--- WHAT YOU SHOULD DO ---
Write out the opening lines of the data word for word, up to and including the line with "X_MAX = 5660", and leave every picture and every later line out.

--- GIVEN DATA ---

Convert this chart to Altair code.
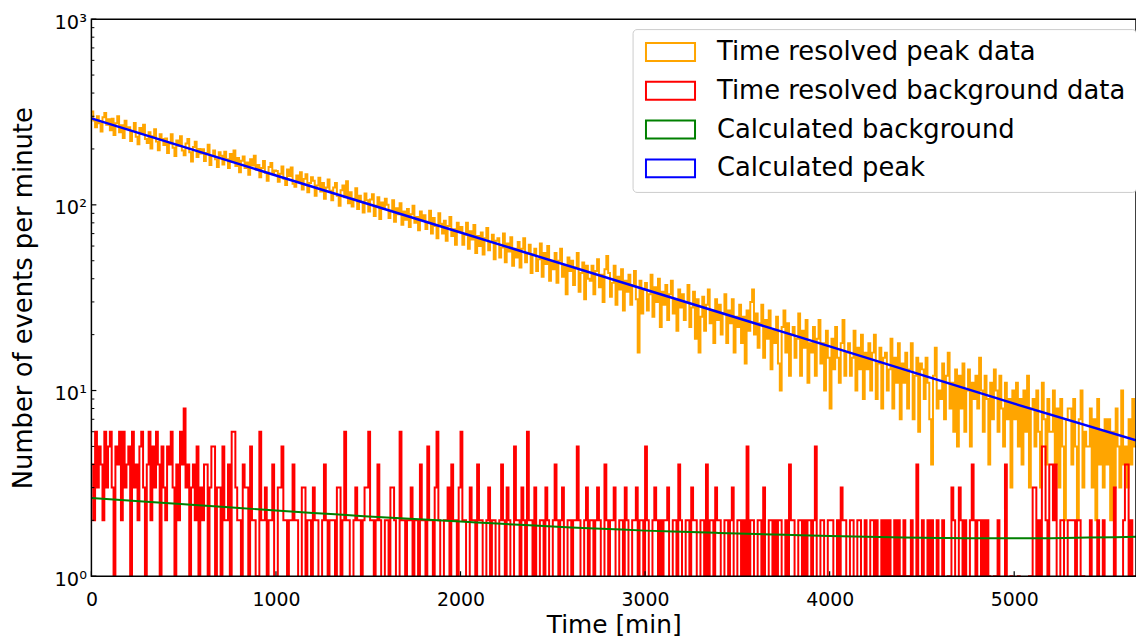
import altair as alt
import pandas as pd

# ---------------- data ----------------
BIN_MIN = 10          # width of one histogram bin [min]
X_MAX = 5660          # right end of the time axis [min]

# Time resolved peak data, one value per 10-min bin, starting at t = 0
peak_counts = [
    318, 285, 262, 300, 275, 248, 296, 312, 270, 289,
    252, 291, 238, 275, 300, 246, 268, 229, 284, 259,
    262, 221, 250, 276, 233, 212, 259, 241, 270, 226,
    215, 246, 201, 234, 255, 219, 197, 240, 226, 210,
    228, 190, 214, 240, 203, 183, 222, 208, 234, 196,
    185, 214, 226, 192, 171, 205, 219, 181, 200, 189,
    199, 172, 190, 211, 164, 183, 196, 176, 160, 192,
    184, 165, 193, 176, 158, 188, 170, 196, 162, 179,
    150, 173, 182, 158, 169, 145, 176, 163, 184, 155,
    164, 141, 158, 172, 149, 135, 160, 168, 146, 153,
    152, 133, 147, 161, 138, 128, 155, 143, 159, 130,
    125, 144, 133, 150, 121, 138, 146, 117, 131, 141,
    135, 112, 127, 140, 118, 131, 108, 124, 137, 119,
    106, 124, 131, 112, 99, 120, 127, 110, 134, 102,
    117, 98, 108, 123, 95, 112, 104, 91, 115, 106,
    92, 107, 114, 87, 99, 110, 84, 103, 95, 108,
    100, 85, 93, 106, 81, 96, 89, 102, 78, 92,
    83, 95, 76, 89, 99, 80, 86, 73, 92, 84,
    88, 74, 81, 93, 70, 85, 77, 66, 90, 79,
    70, 82, 64, 77, 86, 68, 74, 61, 80, 72,
    76, 61, 69, 80, 58, 72, 65, 78, 55, 68,
    60, 71, 54, 66, 75, 57, 63, 69, 51, 64,
    66, 52, 59, 70, 49, 62, 56, 67, 47, 58,
    52, 63, 46, 58, 66, 49, 55, 61, 43, 54,
    58, 44, 51, 62, 41, 55, 48, 60, 39, 50,
    45, 55, 38, 50, 58, 41, 47, 33, 52, 44,
    50, 37, 46, 55, 34, 43, 49, 31, 47, 40,
    39, 47, 33, 44, 51, 36, 42, 30, 45, 53,
    43, 32, 38, 47, 29, 41, 35, 45, 27, 39,
    34, 42, 29, 37, 44, 31, 16, 39, 26, 35,
    38, 27, 33, 42, 25, 36, 30, 40, 22, 34,
    29, 37, 24, 33, 39, 26, 31, 21, 35, 28,
    33, 24, 30, 37, 22, 28, 34, 19, 31, 16,
    25, 32, 21, 29, 35, 23, 27, 18, 31, 24,
    29, 20, 26, 33, 18, 27, 23, 31, 16, 25,
    22, 29, 18, 25, 14, 27, 21, 30, 35, 20,
    26, 17, 23, 29, 15, 24, 19, 27, 13, 21,
    18, 25, 14, 10, 22, 27, 16, 23, 12, 20,
    22, 15, 19, 26, 12, 21, 17, 24, 11, 18,
    16, 22, 12, 19, 24, 14, 18, 10, 21, 15,
    8, 19, 13, 22, 15, 11, 18, 24, 12, 16,
    18, 12, 15, 21, 10, 17, 13, 20, 9, 16,
    13, 18, 10, 16, 20, 9, 14, 17, 8, 15,
    16, 10, 13, 19, 8, 15, 11, 18, 7, 14,
    11, 16, 8, 13, 18, 7, 12, 15, 6, 14,
    13, 9, 15, 11, 7, 4, 12, 17, 8, 10,
    9, 14, 7, 12, 16, 8, 11, 6, 13, 5,
    12, 8, 14, 6, 10, 13, 5, 11, 9, 12,
    8, 15, 10, 6, 12, 9, 4, 11, 7, 13,
    10, 6, 12, 8, 5, 11, 7, 9, 3, 10,
    7, 11, 5, 9, 4, 10, 6, 12, 3, 8,
    9, 5, 10, 6, 3, 11, 7, 4, 9, 6,
    6, 10, 4, 8, 3, 9, 5, 2, 7, 8,
    8, 4, 9, 5, 2, 7, 10, 3, 6, 5,
    5, 8, 3, 7, 2, 9, 4, 6, 3, 7,
    4, 7, 2, 6, 3, 8, 5, 3, 10, 4,
    5, 3, 7, 4, 9, 5,
]

# Time resolved background data, one value per 10-min bin, starting at t = 0
bkg_counts = [
    4, 2, 6, 3, 5, 4, 2, 6, 3, 5,
    6, 3, 1, 5, 4, 6, 2, 6, 3, 4,
    5, 1, 6, 3, 4, 2, 5, 6, 3, 1,
    4, 6, 2, 5, 3, 6, 4, 1, 5, 3,
    2, 5, 4, 6, 3, 1, 4, 2, 6, 4,
    8, 3, 4, 1, 3, 4, 2, 5, 1, 3,
    2, 4, 4, 1, 3, 5, 5, 0, 3, 3,
    1, 5, 2, 2, 4, 0, 6, 6, 3, 2,
    2, 0, 4, 3, 3, 0, 5, 2, 2, 0,
    1, 6, 2, 2, 3, 0, 2, 2, 4, 0,
    0, 3, 3, 5, 2, 2, 0, 2, 2, 4,
    2, 2, 0, 0, 3, 3, 1, 2, 2, 0,
    3, 2, 2, 0, 0, 2, 4, 2, 0, 2,
    2, 2, 0, 3, 3, 0, 2, 6, 2, 2,
    0, 0, 2, 3, 2, 2, 0, 2, 3, 3,
    6, 2, 2, 0, 2, 4, 2, 0, 0, 2,
    2, 0, 3, 3, 2, 0, 0, 6, 2, 2,
    0, 2, 2, 3, 0, 2, 2, 0, 4, 2,
    2, 0, 5, 2, 2, 0, 3, 6, 2, 0,
    0, 2, 2, 3, 0, 4, 2, 2, 0, 3,
    6, 2, 2, 0, 0, 3, 2, 2, 0, 4,
    2, 2, 0, 0, 2, 3, 0, 2, 2, 0,
    0, 2, 4, 2, 0, 3, 2, 0, 0, 5,
    2, 2, 0, 3, 2, 0, 6, 2, 2, 0,
    3, 0, 0, 2, 2, 0, 3, 2, 0, 0,
    2, 4, 2, 0, 2, 3, 0, 0, 2, 2,
    0, 2, 2, 5, 2, 0, 0, 2, 3, 0,
    2, 2, 0, 2, 3, 2, 0, 0, 4, 2,
    0, 2, 2, 3, 0, 0, 2, 2, 0, 3,
    2, 0, 0, 2, 2, 3, 0, 2, 2, 0,
    5, 2, 0, 0, 2, 3, 2, 0, 2, 0,
    2, 2, 3, 0, 0, 2, 2, 0, 4, 2,
    0, 0, 2, 2, 0, 3, 2, 2, 0, 0,
    2, 2, 0, 4, 0, 2, 2, 0, 3, 2,
    2, 0, 0, 2, 2, 0, 2, 3, 0, 0,
    2, 2, 0, 2, 0, 5, 0, 2, 2, 0,
    0, 2, 2, 0, 3, 0, 0, 2, 2, 0,
    2, 0, 2, 2, 0, 0, 2, 0, 4, 2,
    2, 0, 0, 2, 2, 0, 2, 0, 2, 2,
    0, 2, 5, 0, 0, 2, 2, 0, 0, 2,
    2, 2, 0, 0, 2, 0, 3, 2, 2, 0,
    0, 2, 2, 0, 0, 2, 2, 0, 0, 2,
    0, 0, 2, 2, 0, 2, 0, 0, 2, 0,
    2, 0, 2, 1, 0, 2, 0, 2, 1, 0,
    2, 0, 1, 0, 2, 0, 0, 4, 1, 0,
    2, 0, 0, 2, 0, 2, 0, 1, 2, 0,
    0, 2, 0, 0, 1, 0, 3, 2, 0, 0,
    3, 2, 0, 2, 0, 0, 2, 4, 2, 0,
    2, 2, 0, 2, 0, 2, 1, 0, 0, 1,
    0, 2, 0, 0, 0, 4, 0, 0, 1, 0,
    0, 0, 1, 0, 0, 0, 0, 0, 1, 0,
    3, 3, 0, 2, 0, 5, 5, 2, 0, 4,
    4, 2, 4, 0, 0, 2, 2, 0, 0, 2,
    2, 2, 2, 0, 2, 2, 0, 1, 0, 0,
    0, 2, 0, 0, 0, 2, 0, 0, 2, 0,
    0, 0, 0, 0, 3, 0, 0, 0, 0, 2,
    4, 4, 0, 2, 0, 1,
]

# Calculated background (green curve), read at these times
calc_bkg_t = [0, 200, 400, 600, 800, 1000, 1200, 1400, 1600, 1800, 2000, 2200, 2400,
              2600, 2800, 3000, 3200, 3400, 3600, 3800, 4000, 4200, 4400, 4600, 4800,
              5000, 5200, 5400, 5660]
calc_bkg_v = [2.64, 2.56, 2.48, 2.40, 2.33, 2.26, 2.19, 2.13, 2.07, 2.02, 1.97, 1.92, 1.875,
              1.83, 1.795, 1.76, 1.734, 1.71, 1.687, 1.667, 1.648, 1.633, 1.618, 1.607, 1.60,
              1.60, 1.603, 1.614, 1.63]

# Calculated peak (blue line), read at these times
calc_peak_t = [0, 1000, 2000, 3000, 4000, 5000, 5660]
calc_peak_v = [292, 144, 71, 35, 17.3, 8.5, 5.4]

series_names = [
    "Time resolved peak data",
    "Time resolved background data",
    "Calculated background",
    "Calculated peak",
]
series_colors = ["#FFA500", "#FF0000", "#008000", "#0000FF"]

x_tick_values = [0, 1000, 2000, 3000, 4000, 5000]
y_major_ticks = [1, 10, 100, 1000]
y_minor_ticks = [m * 10 ** k for k in range(3) for m in range(2, 10)]

# ---------------- layout ----------------
W = 1052
H = 561
FONT = "DejaVu Sans"


def step_frame(values, name, floor=None):
    vals = [(v if (floor is None or v > 0) else floor) for v in values]
    edges = [i * BIN_MIN for i in range(len(vals) + 1)]
    return pd.DataFrame({"t": edges, "v": vals + vals[-1:], "series": name})


peak_df = step_frame(peak_counts, series_names[0])
bkg_df = step_frame(bkg_counts, series_names[1], floor=0.5)
cbkg_df = pd.DataFrame({"t": calc_bkg_t, "v": calc_bkg_v, "series": series_names[2]})
cpeak_df = pd.DataFrame({"t": calc_peak_t, "v": calc_peak_v, "series": series_names[3]})

y_label_expr = (
    "datum.value == 1 ? '10\u2070' : datum.value == 10 ? '10\u00b9' : "
    "datum.value == 100 ? '10\u00b2' : '10\u00b3'"
)


def xenc():
    return alt.X(
        "t:Q",
        scale=alt.Scale(domain=[0, X_MAX], nice=False, zero=False),
        axis=alt.Axis(
            values=x_tick_values, format="d", title="Time [min]",
            ticks=False, tickSize=0, domain=False, grid=False,
            labelFlush=False, labelPadding=14, labelFontSize=19,
            titleFontSize=25, titlePadding=4,
        ),
    )


def yenc():
    return alt.Y(
        "v:Q",
        scale=alt.Scale(type="log", domain=[1, 1000], nice=False),
        axis=alt.Axis(
            values=y_major_ticks, labelExpr=y_label_expr,
            title="Number of events per minute",
            ticks=False, tickSize=0, domain=False, grid=False,
            labelPadding=5, labelFontSize=19.5, labelOffset=3,
            titleFontSize=26, titlePadding=18,
        ),
    )


color_enc = alt.Color(
    "series:N",
    scale=alt.Scale(domain=series_names, range=series_colors),
    legend=alt.Legend(
        title=None, orient="none", legendX=545, legendY=10,
        direction="vertical",
        symbolType="M-1,-0.95L4.2,-0.95L4.2,0.95L-1,0.95Z",
        symbolSize=361, symbolStrokeWidth=2, symbolFillColor="transparent",
        labelFontSize=26, labelLimit=600, labelOffset=49,
        rowPadding=11.1, padding=10,
        fillColor="white", strokeColor="#cccccc", cornerRadius=4,
    ),
)

peak_layer = alt.Chart(peak_df).mark_line(
    interpolate="step-after", strokeWidth=2, clip=True
).encode(x=xenc(), y=yenc(), color=color_enc)

bkg_layer = alt.Chart(bkg_df).mark_line(
    interpolate="step-after", strokeWidth=2, clip=True
).encode(x=xenc(), y=yenc(), color=color_enc)

cbkg_layer = alt.Chart(cbkg_df).mark_line(
    strokeWidth=2, clip=True, interpolate="monotone"
).encode(x=xenc(), y=yenc(), color=color_enc)

cpeak_layer = alt.Chart(cpeak_df).mark_line(strokeWidth=2.5, clip=True).encode(
    x=xenc(), y=yenc(), color=color_enc
)

# inward ticks
y_major_layer = alt.Chart(pd.DataFrame({"v": y_major_ticks})).mark_rule(
    color="black", strokeWidth=1.2
).encode(y=yenc(), x=alt.value(0), x2=alt.value(5))

y_minor_layer = alt.Chart(pd.DataFrame({"v": y_minor_ticks})).mark_rule(
    color="black", strokeWidth=1
).encode(y=yenc(), x=alt.value(0), x2=alt.value(3))

x_tick_layer = alt.Chart(pd.DataFrame({"t": x_tick_values})).mark_rule(
    color="black", strokeWidth=1.2
).encode(x=xenc(), y=alt.value(H), y2=alt.value(H - 5))

frame_layer = alt.Chart(pd.DataFrame({"k": [0]})).mark_rect(
    fillOpacity=0, stroke="black", strokeWidth=1.5
).encode(x=alt.value(0), x2=alt.value(W), y=alt.value(0), y2=alt.value(H))

chart = (
    alt.layer(
        peak_layer, bkg_layer, cbkg_layer, cpeak_layer,
        y_major_layer, y_minor_layer, x_tick_layer, frame_layer,
    )
    .properties(
        width=W, height=H,
        autosize=alt.AutoSizeParams(type="none"),
        padding={"left": 84, "top": 9, "right": 0, "bottom": 62},
        background="white",
    )
    .configure(font=FONT)
    .configure_view(stroke="transparent")
    .configure_axis(
        labelFont=FONT, titleFont=FONT, labelColor="black", titleColor="black",
        titleFontWeight="normal",
    )
    .configure_legend(labelFont=FONT, labelColor="black")
)

chart.save("out.html", embed_options={"renderer": "svg", "actions": False})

--- FULL OUTPUT ---
Convert this chart to Altair code.
import altair as alt
import pandas as pd

# ---------------- data ----------------
BIN_MIN = 10          # width of one histogram bin [min]
X_MAX = 5660          # right end of the time axis [min]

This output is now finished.